** START Collected data **

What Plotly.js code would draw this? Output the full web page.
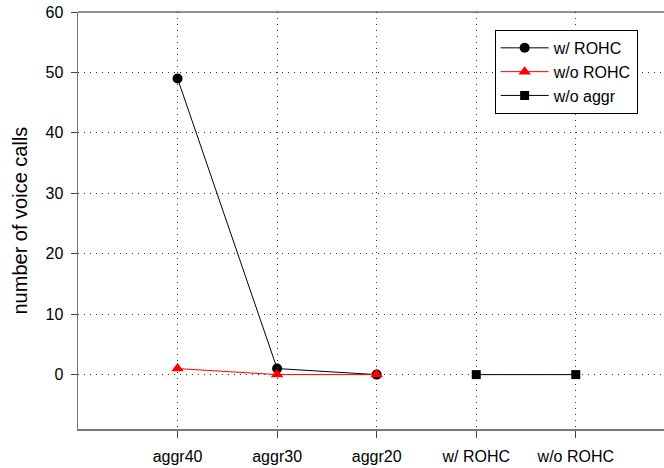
<!DOCTYPE html>
<html>
<head>
<meta charset="utf-8">
<script src="https://cdn.plot.ly/plotly-3.0.1.min.js"></script>
<style>html,body{margin:0;padding:0;background:#fff}#chart{width:664px;height:468px}</style>
</head>
<body>
<div id="chart"></div>
<script>
const categories = ["aggr40", "aggr30", "aggr20", "w/ ROHC", "w/o ROHC"];
const aggrCats = ["aggr40", "aggr30", "aggr20"];
const withRohc = [49, 1, 0];
const withoutRohc = [1, 0, 0];
const noAggrCats = ["w/ ROHC", "w/o ROHC"];
const noAggr = [0, 0];
const yTicks = [0, 10, 20, 30, 40, 50, 60];

const font = "Liberation Sans, Arial, sans-serif";

const traces = [
  {x: aggrCats, y: withRohc, name: "w/ ROHC", mode: "lines+markers",
   line: {color: "#000", width: 1}, marker: {symbol: "circle", size: 10, color: "#000"}},
  {x: aggrCats, y: withoutRohc, name: "w/o ROHC", mode: "lines+markers",
   line: {color: "#ff0000", width: 1}, marker: {symbol: "triangle-up", size: 11, color: "#ff0000"}},
  {x: noAggrCats, y: noAggr, name: "w/o aggr", mode: "lines+markers",
   line: {color: "#000", width: 1}, marker: {symbol: "square", size: 9, color: "#000"}}
];

const layout = {
  width: 664, height: 468,
  margin: {l: 78, r: 0, t: 12, b: 39},
  paper_bgcolor: "#fff", plot_bgcolor: "#fff",
  font: {family: font, size: 16, color: "#000"},
  showlegend: true,
  legend: {x: 0.711, y: 0.957, xanchor: "left", yanchor: "top",
    bordercolor: "#000", borderwidth: 1, bgcolor: "#fff", itemwidth: 48,
    font: {family: font, size: 16, color: "#000"}, tracegroupgap: 0},
  xaxis: {type: "category", categoryorder: "array", categoryarray: categories,
    range: [-1, 4.886], showgrid: true, gridcolor: "#333", griddash: "1px,5px", gridwidth: 1,
    showline: true, linecolor: "#777", linewidth: 1.5, ticks: "outside", ticklen: 7, tickcolor: "#444",
    ticklabelstandoff: 5,
    tickfont: {family: font, size: 16, color: "#000"}, zeroline: false, fixedrange: true},
  yaxis: {range: [-9, 60], tickvals: yTicks, showgrid: true, gridcolor: "#333", griddash: "1px,5px", gridwidth: 1,
    showline: true, linecolor: "#777", linewidth: 1.5, ticks: "outside", ticklen: 6, tickcolor: "#444",
    ticklabelstandoff: 4,
    tickfont: {family: font, size: 16, color: "#000"}, zeroline: false, fixedrange: true},
  shapes: [{type: "line", xref: "paper", yref: "paper", x0: 0, x1: 1, y0: 1, y1: 1,
    line: {color: "#222", width: 1}}],
  annotations: [{text: "number of voice calls", xref: "paper", yref: "paper", x: 0, y: 0.5,
    xanchor: "center", yanchor: "middle", xshift: -59, textangle: -90, showarrow: false,
    font: {family: font, size: 20, color: "#000"}}]
};

Plotly.newPlot("chart", traces, layout, {displayModeBar: false, staticPlot: true});
</script>
</body>
</html>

** END Collected data **

Short task:
Quote in full the listing given above; the images are to be left out.

The completed task:
What Plotly.js code would draw this? Output the full web page.
<!DOCTYPE html>
<html>
<head>
<meta charset="utf-8">
<script src="https://cdn.plot.ly/plotly-3.0.1.min.js"></script>
<style>html,body{margin:0;padding:0;background:#fff}#chart{width:664px;height:468px}</style>
</head>
<body>
<div id="chart"></div>
<script>
const categories = ["aggr40", "aggr30", "aggr20", "w/ ROHC", "w/o ROHC"];
const aggrCats = ["aggr40", "aggr30", "aggr20"];
const withRohc = [49, 1, 0];
const withoutRohc = [1, 0, 0];
const noAggrCats = ["w/ ROHC", "w/o ROHC"];
const noAggr = [0, 0];
const yTicks = [0, 10, 20, 30, 40, 50, 60];

const font = "Liberation Sans, Arial, sans-serif";

const traces = [
  {x: aggrCats, y: withRohc, name: "w/ ROHC", mode: "lines+markers",
   line: {color: "#000", width: 1}, marker: {symbol: "circle", size: 10, color: "#000"}},
  {x: aggrCats, y: withoutRohc, name: "w/o ROHC", mode: "lines+markers",
   line: {color: "#ff0000", width: 1}, marker: {symbol: "triangle-up", size: 11, color: "#ff0000"}},
  {x: noAggrCats, y: noAggr, name: "w/o aggr", mode: "lines+markers",
   line: {color: "#000", width: 1}, marker: {symbol: "square", size: 9, color: "#000"}}
];

const layout = {
  width: 664, height: 468,
  margin: {l: 78, r: 0, t: 12, b: 39},
  paper_bgcolor: "#fff", plot_bgcolor: "#fff",
  font: {family: font, size: 16, color: "#000"},
  showlegend: true,
  legend: {x: 0.711, y: 0.957, xanchor: "left", yanchor: "top",
    bordercolor: "#000", borderwidth: 1, bgcolor: "#fff", itemwidth: 48,
    font: {family: font, size: 16, color: "#000"}, tracegroupgap: 0},
  xaxis: {type: "category", categoryorder: "array", categoryarray: categories,
    range: [-1, 4.886], showgrid: true, gridcolor: "#333", griddash: "1px,5px", gridwidth: 1,
    showline: true, linecolor: "#777", linewidth: 1.5, ticks: "outside", ticklen: 7, tickcolor: "#444",
    ticklabelstandoff: 5,
    tickfont: {family: font, size: 16, color: "#000"}, zeroline: false, fixedrange: true},
  yaxis: {range: [-9, 60], tickvals: yTicks, showgrid: true, gridcolor: "#333", griddash: "1px,5px", gridwidth: 1,
    showline: true, linecolor: "#777", linewidth: 1.5, ticks: "outside", ticklen: 6, tickcolor: "#444",
    ticklabelstandoff: 4,
    tickfont: {family: font, size: 16, color: "#000"}, zeroline: false, fixedrange: true},
  shapes: [{type: "line", xref: "paper", yref: "paper", x0: 0, x1: 1, y0: 1, y1: 1,
    line: {color: "#222", width: 1}}],
  annotations: [{text: "number of voice calls", xref: "paper", yref: "paper", x: 0, y: 0.5,
    xanchor: "center", yanchor: "middle", xshift: -59, textangle: -90, showarrow: false,
    font: {family: font, size: 20, color: "#000"}}]
};

Plotly.newPlot("chart", traces, layout, {displayModeBar: false, staticPlot: true});
</script>
</body>
</html>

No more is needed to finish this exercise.